The term “white privilege” can illuminate the ways in which born into whiteness (the social experience not the skin color) affords certain advantages in our society; advantages which often manifest as protection — folks generally don’t assume you are criminal if you are walking around a neighborhood, or that you’re underserving of your job or college admission based upon your race. People don’t follow you in stores, doctors listen empathetically when you are in pain. When a politician uses the phrase “Real Americans,” it’s almost certain that they imagine someone who looks like you.

At bottom, the privilege of whiteness is merely that people treat you like a human being; that the inherent value of your individuality, your work, your life, is presupposed. White privilege does not dismiss the challenges and inequality that many white Americans face, it just means that race is not one of them.

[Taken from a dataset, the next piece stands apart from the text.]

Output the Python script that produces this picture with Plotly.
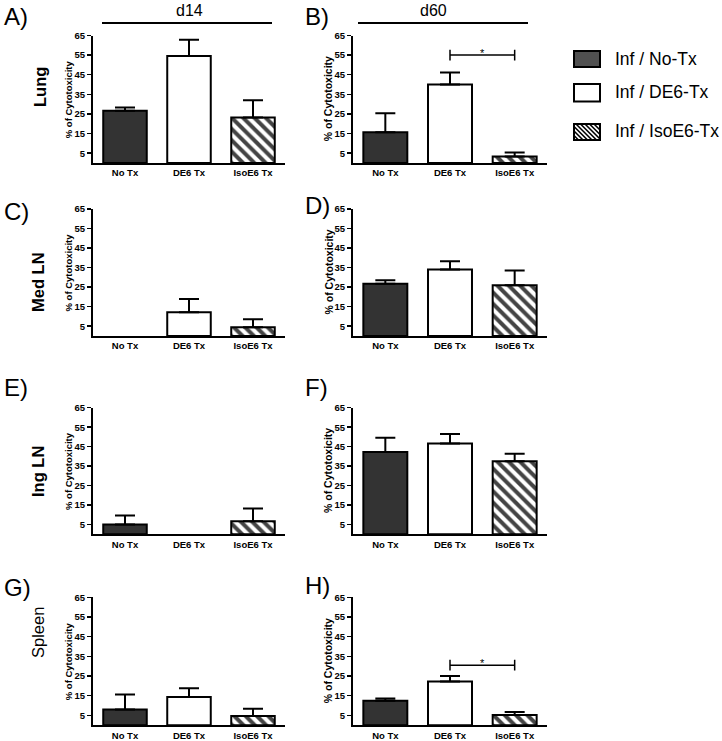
import plotly.graph_objects as go

W, H = 722, 741

categories = ["No Tx", "DE6 Tx", "IsoE6 Tx"]
group_names = ["Inf / No-Tx", "Inf / DE6-Tx", "Inf / IsoE6-Tx"]
panel_letters = ["A)", "B)", "C)", "D)", "E)", "F)", "G)", "H)"]
row_labels = ["Lung", "Med LN", "Ing LN", "Spleen"]
col_headers = ["d14", "d60"]
y_ticks = [5, 15, 25, 35, 45, 55, 65]
y_title = "% of Cytotoxicity"

# mean % cytotoxicity and upper error (SEM) per panel
A_mean = [26.6, 54.5, 23.2]
A_err = [1.7, 8.3, 8.8]
B_mean = [15.7, 40.0, 3.3]
B_err = [9.7, 6.2, 2.0]
C_mean = [None, 12.1, 4.5]
C_err = [None, 6.9, 4.1]
D_mean = [26.8, 34.0, 26.0]
D_err = [1.7, 4.3, 7.5]
E_mean = [5.0, None, 6.7]
E_err = [4.6, None, 6.6]
F_mean = [42.3, 46.6, 37.5]
F_err = [7.3, 4.9, 3.8]
G_mean = [8.0, 14.3, 4.7]
G_err = [7.6, 4.5, 3.7]
H_mean = [12.4, 22.2, 5.2]
H_err = [1.2, 2.8, 1.5]

# significance brackets: (panel index, from category idx, to category idx, level)
sig_B = (1, 1, 2, 55.0)
sig_H = (7, 1, 2, 30.5)

means = [A_mean, B_mean, C_mean, D_mean, E_mean, F_mean, G_mean, H_mean]
errs = [A_err, B_err, C_err, D_err, E_err, F_err, G_err, H_err]

FONT = "Liberation Sans, Arial, sans-serif"
BAR_FILL = ["#333333", "white", "white"]
PATTERN = ["", "", "\\"]


def px(x):
    return x / W


def py(y):
    return 1 - y / H


col_x = [(93, 285), (353, 547)]
row_y = [(35.5, 163.0), (209.0, 336.0), (407.7, 534.3), (597.3, 725.2)]

fig = go.Figure()
layout = dict(
    width=W, height=H, margin=dict(l=0, r=0, t=0, b=0),
    paper_bgcolor="white", plot_bgcolor="white",
    showlegend=False, template="none", font=dict(family=FONT, color="black"),
)
annotations = []
shapes = []

for i in range(8):
    r, c = divmod(i, 2)
    n = i + 1
    xa = "x" if n == 1 else f"x{n}"
    ya = "y" if n == 1 else f"y{n}"
    xk = "xaxis" if n == 1 else f"xaxis{n}"
    yk = "yaxis" if n == 1 else f"yaxis{n}"
    fig.add_trace(go.Bar(
        x=categories, y=means[i], xaxis=xa, yaxis=ya, width=0.68,
        marker=dict(color=BAR_FILL, line=dict(color="black", width=2),
                    pattern=dict(shape=PATTERN, fgcolor="black", fgopacity=1, size=8,
                                 solidity=0.5, fillmode="overlay")),
        error_y=dict(type="data", symmetric=False, array=errs[i],
                     arrayminus=[0 if v is not None else None for v in errs[i]],
                     color="black", thickness=2, width=10),
        hoverinfo="skip", showlegend=False,
    ))
    x0, x1 = col_x[c]
    y0, y1 = row_y[r]
    tick_size = 9.5
    layout[xk] = dict(
        domain=[px(x0), px(x1)], anchor=ya, type="category", range=[-0.5, 2.5],
        showline=True, linecolor="black", linewidth=2, ticks="",
        showgrid=False, zeroline=False, automargin=False, fixedrange=True,
        tickfont=dict(size=tick_size, weight="bold", family=FONT, color="black"),
    )
    layout[yk] = dict(
        domain=[py(y1), py(y0)], anchor=xa, range=[0, 65], tickvals=y_ticks,
        showline=True, linecolor="black", linewidth=2, ticks="outside",
        ticklen=4, tickwidth=1.5, tickcolor="black", showgrid=False,
        zeroline=False, automargin=False, fixedrange=True,
        tickfont=dict(size=tick_size, weight="bold", family=FONT, color="black"),
    )
    # y axis title
    tx = 68 if c == 0 else 328
    annotations.append(dict(
        text=y_title, x=px(tx), y=py((y0 + y1) / 2), xref="paper", yref="paper",
        textangle=-90, showarrow=False, xanchor="center", yanchor="middle",
        font=dict(size=9.5 if c == 0 else 10.5, weight="bold", family=FONT),
    ))

# panel letters
letter_pos = [(2, 17), (303, 17), (2, 211), (303, 205), (2, 387), (303, 387), (2, 587), (303, 585)]
for t, (lx, ly) in zip(panel_letters, letter_pos):
    annotations.append(dict(text=t, x=px(lx), y=py(ly), xref="paper", yref="paper",
                            showarrow=False, xanchor="left", yanchor="middle",
                            font=dict(size=24, family=FONT)))

# row labels
row_pos = [(40, 87), (38, 282), (38, 472), (38, 633)]
for k, (t, (lx, ly)) in enumerate(zip(row_labels, row_pos)):
    annotations.append(dict(text=t, x=px(lx), y=py(ly), xref="paper", yref="paper",
                            textangle=-90, showarrow=False, xanchor="center", yanchor="middle",
                            font=dict(size=16.5, family=FONT, weight="normal" if k == 3 else "bold")))

# column headers
hdr = [(189, 102, 272), (433, 358, 528)]
for t, (hx, lx0, lx1) in zip(col_headers, hdr):
    annotations.append(dict(text=t, x=px(hx), y=py(10), xref="paper", yref="paper",
                            showarrow=False, xanchor="center", yanchor="middle",
                            font=dict(size=16, family=FONT)))
    shapes.append(dict(type="line", xref="paper", yref="paper", x0=px(lx0), x1=px(lx1),
                       y0=py(23), y1=py(23), line=dict(color="black", width=2)))

# significance brackets
for (pi, a, b, lvl) in [sig_B, sig_H]:
    n = pi + 1
    xr = f"x{n}"
    yr = f"y{n}"
    shapes.append(dict(type="line", xref=xr, yref=yr, x0=a, x1=b, y0=lvl, y1=lvl,
                       line=dict(color="black", width=1.5)))
    for xv in (a, b):
        shapes.append(dict(type="line", xref=xr, yref=yr, x0=xv, x1=xv, y0=lvl - 2.7, y1=lvl + 2.7,
                           line=dict(color="black", width=1.5)))
    annotations.append(dict(text="*", x=(a + b) / 2, y=lvl, xref=xr, yref=yr, showarrow=False,
                            xanchor="center", yanchor="middle", yshift=2,
                            font=dict(size=11, family=FONT)))

# legend
leg_boxes = [(51, 67), (84, 101.5), (124, 140)]
leg_text_y = [59, 92, 131]
bx0, bx1 = 574, 600
leg_fill = ["#505050", "white", "white"]
for k in range(3):
    t0, t1 = leg_boxes[k]
    shapes.append(dict(type="rect", xref="paper", yref="paper", x0=px(bx0), x1=px(bx1),
                       y0=py(t1), y1=py(t0), fillcolor=leg_fill[k],
                       line=dict(color="black", width=2)))
    if PATTERN[k]:
        kk = bx0 - t1
        while kk <= bx1 - t0:
            ya0 = max(t0, bx0 - kk)
            ya1 = min(t1, bx1 - kk)
            if ya1 > ya0:
                shapes.append(dict(type="line", xref="paper", yref="paper",
                                   x0=px(ya0 + kk), y0=py(ya0), x1=px(ya1 + kk), y1=py(ya1),
                                   line=dict(color="black", width=1.6)))
            kk += 4.5
        shapes.append(dict(type="rect", xref="paper", yref="paper", x0=px(bx0), x1=px(bx1),
                           y0=py(t1), y1=py(t0), line=dict(color="black", width=2)))
    annotations.append(dict(text=group_names[k], x=px(613), y=py(leg_text_y[k]), xref="paper",
                            yref="paper", showarrow=False, xanchor="left", yanchor="middle",
                            font=dict(size=17.5, family=FONT)))

layout["annotations"] = annotations
layout["shapes"] = shapes
fig.update_layout(**layout)
fig.write_html(
    "out.html",
    config={"displayModeBar": False, "staticPlot": True},
    post_script="document.body.style.margin='0';document.body.style.padding='0';"
                "document.body.style.overflow='hidden';",
)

But I also can’t shake the feeling that the term is a veil.

“White privilege” seems like happenstance. Like a prince born to a wealthy and powerful dynasty, you can’t choose to be born into the monarchy of whiteness.

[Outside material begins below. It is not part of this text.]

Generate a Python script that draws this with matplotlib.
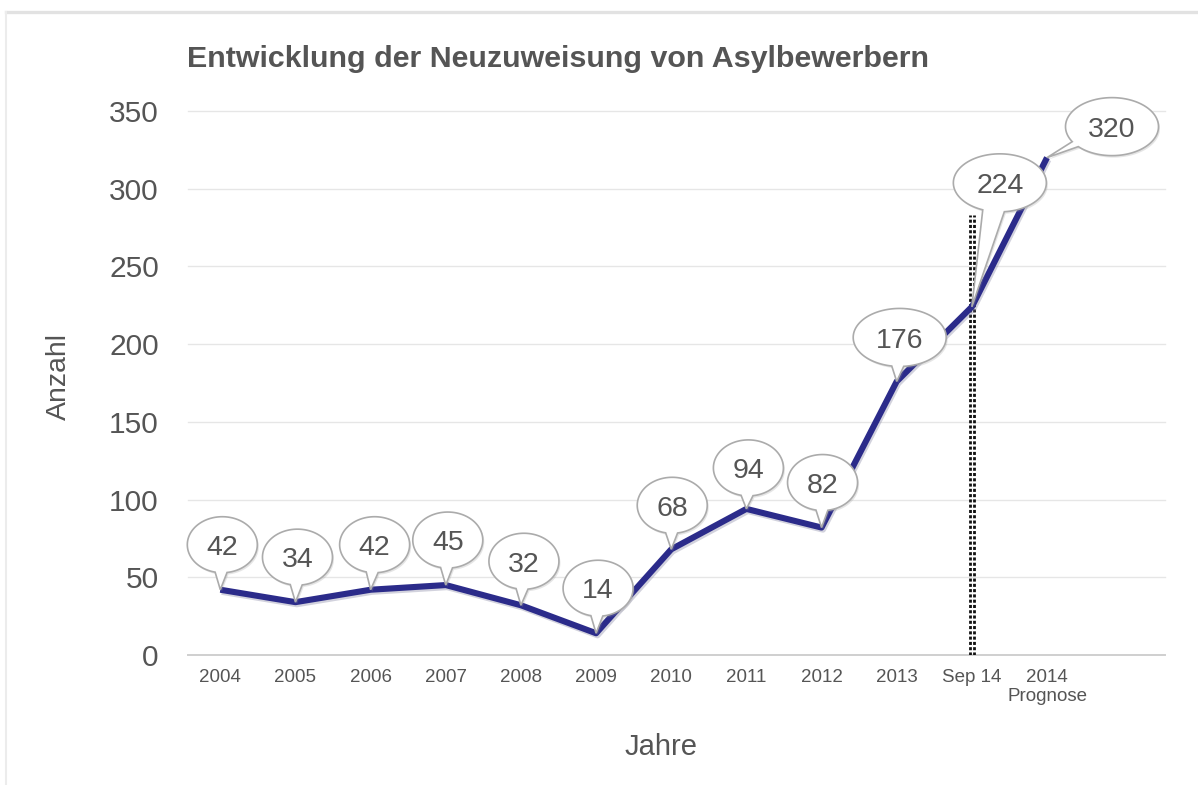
import numpy as np
import matplotlib
matplotlib.use("Agg")
import matplotlib.pyplot as plt
from matplotlib.path import Path
from matplotlib.patches import PathPatch
from matplotlib.lines import Line2D
import matplotlib.transforms as mtransforms
import matplotlib.patheffects as pe

# ---------------- data ----------------
categories = ['2004', '2005', '2006', '2007', '2008', '2009', '2010',
              '2011', '2012', '2013', 'Sep 14', '2014\nPrognose']
values = [42, 34, 42, 45, 32, 14, 68, 94, 82, 176, 224, 320]
y_ticks = [0, 50, 100, 150, 200, 250, 300, 350]
title = 'Entwicklung der Neuzuweisung von Asylbewerbern'
x_label = 'Jahre'
y_label = 'Anzahl'
marker_index = 10          # dotted vertical line at "Sep 14"
marker_top = 283

# bubble placement (pixel offsets from the data point) and sizes
bubble_offsets = [(2, 45), (2, 45), (4, 45), (2, 45), (3, 44), (2, 45),
                  (1, 44), (2, 41), (1, 45), (3, 44), (28, 124), (65, 31)]
bubble_tail_half = [6, 6, 6, 6, 6, 6, 6, 6, 6, 6, 11, 5]

plt.rcParams['font.family'] = ['Liberation Sans', 'DejaVu Sans']

W, H = 1198, 785
DPI = 100
fig = plt.figure(figsize=(W / DPI, H / DPI), dpi=DPI)
fig.patch.set_facecolor('white')

# axes in pixel terms
left, right, top, bottom = 188, 1165, 111, 655
ax = fig.add_axes([left / W, 1 - bottom / H, (right - left) / W, (bottom - top) / H])
ax.set_facecolor('white')
ax.set_xlim(-0.43, 12.57)
ax.set_ylim(0, 350)
for s in ax.spines.values():
    s.set_visible(False)

# gridlines
for yv in y_ticks:
    ax.axhline(yv, color='#cfcfcf' if yv == 0 else '#e6e6e6',
               lw=1.4 if yv == 0 else 1.0, zorder=0, clip_on=False)

x = np.arange(len(categories))
ax.set_xticks(x)
ax.set_xticklabels(categories, fontsize=13.5, color='#555555',
                   multialignment='center', linespacing=1.15)
ax.set_yticks(y_ticks)
ax.set_yticklabels([str(v) for v in y_ticks], fontsize=21.5, color='#555555')
ax.tick_params(axis='x', length=0, pad=10)
ax.tick_params(axis='y', length=0, pad=21)

# dotted vertical marker (double dotted column)
off = 2.0 / ((right - left) / (12.57 + 0.43))
for d in (-off, off):
    ax.plot([marker_index + d, marker_index + d], [0, marker_top],
            color='#111111', lw=2.0, linestyle=(0, (1.1, 0.8)),
            zorder=2, solid_capstyle='butt', dash_capstyle='butt')

# main line
ax.plot(x, values, color='#2b2b8a', lw=4.4, zorder=3, solid_joinstyle='round',
        solid_capstyle='butt', clip_on=False,
        path_effects=[pe.SimpleLineShadow(offset=(1, -1.5), shadow_color='#8080a0',
                                          alpha=0.35), pe.Normal()])


def bubble_path(cx, cy, a, b, half):
    phi = np.arctan2(-cy / b, -cx / a)
    delta = half / a
    t = np.linspace(phi + delta, phi + 2 * np.pi - delta, 160)
    verts = [(cx + a * np.cos(tt), cy + b * np.sin(tt)) for tt in t]
    verts.append((0.0, 0.0))
    verts.append(verts[0])
    codes = [Path.MOVETO] + [Path.LINETO] * (len(verts) - 2) + [Path.CLOSEPOLY]
    return Path(verts, codes)


for i, (xi, v) in enumerate(zip(x, values)):
    dx, dy = bubble_offsets[i]
    label = str(v)
    a = 46.5 if len(label) == 3 else 35
    b = 29 if len(label) == 3 else 28
    path = bubble_path(dx, dy, a, b, bubble_tail_half[i])
    tr = mtransforms.Affine2D() + mtransforms.ScaledTranslation(xi, v, ax.transData)
    sh_tr = mtransforms.Affine2D().translate(1.5, -2) + \
        mtransforms.ScaledTranslation(xi, v, ax.transData)
    ax.add_patch(PathPatch(path, transform=sh_tr, facecolor='#9a9a9a', alpha=0.25,
                           edgecolor='none', zorder=4, clip_on=False))
    ax.add_patch(PathPatch(path, transform=tr, facecolor='white', edgecolor='#ababab',
                           lw=1.2, zorder=5, clip_on=False))
    fs = 20.5
    em_px = fs * DPI / 72
    ax.annotate(label, xy=(xi, v), xytext=(dx, dy - 0.36 * em_px),
                textcoords='offset pixels', ha='center', va='baseline',
                fontsize=fs, color='#555555', zorder=6, annotation_clip=False)

# texts
fig.text(187 / W, 1 - 67 / H, title, fontsize=21.9, fontweight='bold',
         color='#555555', ha='left', va='baseline')
fig.text(59 / W, 1 - 377 / H, y_label, rotation=90, fontsize=20.5,
         color='#555555', ha='center', va='center')
fig.text(661 / W, 1 - 755 / H, x_label, fontsize=21, color='#555555',
         ha='center', va='baseline')

# outer frame lines
fig.add_artist(Line2D([6 / W, 1], [1 - 11.5 / H, 1 - 11.5 / H],
                      transform=fig.transFigure, color='#e2e2e2', lw=2.4))
fig.add_artist(Line2D([6 / W, 6 / W], [0, 1 - 11.5 / H],
                      transform=fig.transFigure, color='#ececec', lw=1.5))

fig.savefig('out.png', dpi=DPI, facecolor='white')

James Baldwin said “whiteness is a metaphor for power” and it goes without saying that the more power (in whatever form it takes) someone has, the more they can consolidate certain privileges. In this sense and within our social context, “white privilege” seems redundant. But I think we should also remember, like Martin Luther King, Jr. said, that “Power is not the white man’s birthright.” Power is an active process, not a passive inheritance.

The term has entered our public discourse in a way that feels like it misses the mark. It obfuscates the true ill of our society — not that white people have privileges, but that black people are devalued. Blackness brings worthlessness or at least “worth less”-ness to the things it touches. In our society, the worth of black life is not inherent, but has to be established, proven. It is subject to the “marketplace of ideas.”

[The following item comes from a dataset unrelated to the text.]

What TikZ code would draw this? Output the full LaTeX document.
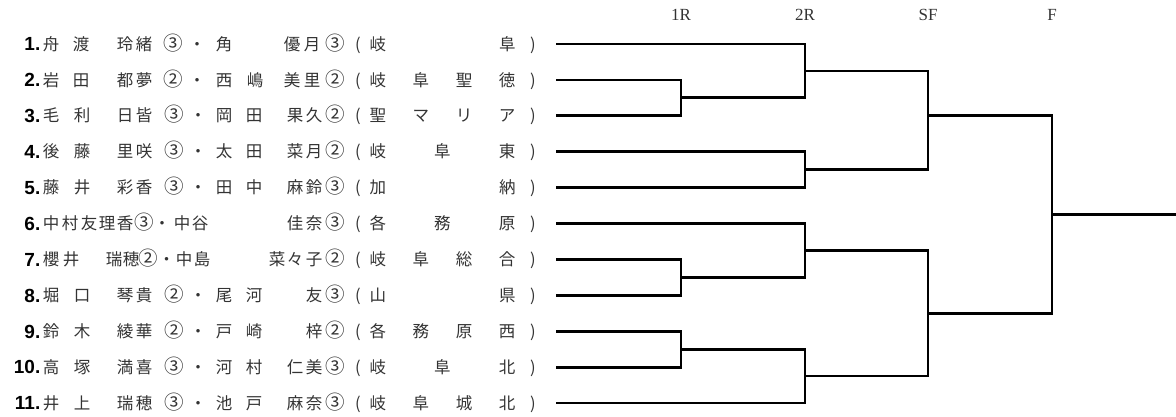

We know how deep anti-blackness is in America, stretching from slavery to the present: from studies that show support for economic policies go down if they are perceived to help black people to white flight to discourse on affirmation action to the perception that black people don’t feel as much physical pain to fights against affordable housing to not getting call-backs for jobs if you have a black-sounding name to disparities in criminal justice to the reactive “Well, what were they doing? response to black men, women, and children getting shot by police, etc. The list is too long to enumerate here, but it’s an obvious fact that black people have been fundamentally treated differently.

Talking about “white privilege” is a pretty charged conversation for most of us. But to a much greater extent, I think we are incredibly uncomfortable acknowledging how much the average person in America devalues blackness. Talking about “white privilege” feels like another way to kinda, sorta talk about what we know to be true; a baby step towards saying “there’s an elephant in this room.”

Lorraine Hansberry once said “We’ve been trying very hard in America to pretend that this greatest conflict didn’t even have at its base the only thing it had at it’s base.” She was talking about the Civil War and our memories (or mythologies) surrounding it. But I think this quote is useful for thinking about race in America, from cordial conversations amongst colleagues to mainstream political discourse to white supremacists on Reddit.

To be fair, I could be making a conceptual mistake here, not seeing the forest for the trees. It could also be a chicken or the egg thing: in our society, do white people get treated better or do black people get treated worse?

Maybe white privilege is just one concept in a larger conversation about race in America, and anti-blackness is another. Both can be useful in specific contexts, and both certainly have been argued against in others. If you don’t think anti-blackness is real, that the idea of white privilege is pretty absurd.

All I’m really trying to say is “anti-blackness” gets at the heart of the matter. It has a descriptive power and it also functions as a mandate. I think we should talk less about white privilege and more about anti-blackness.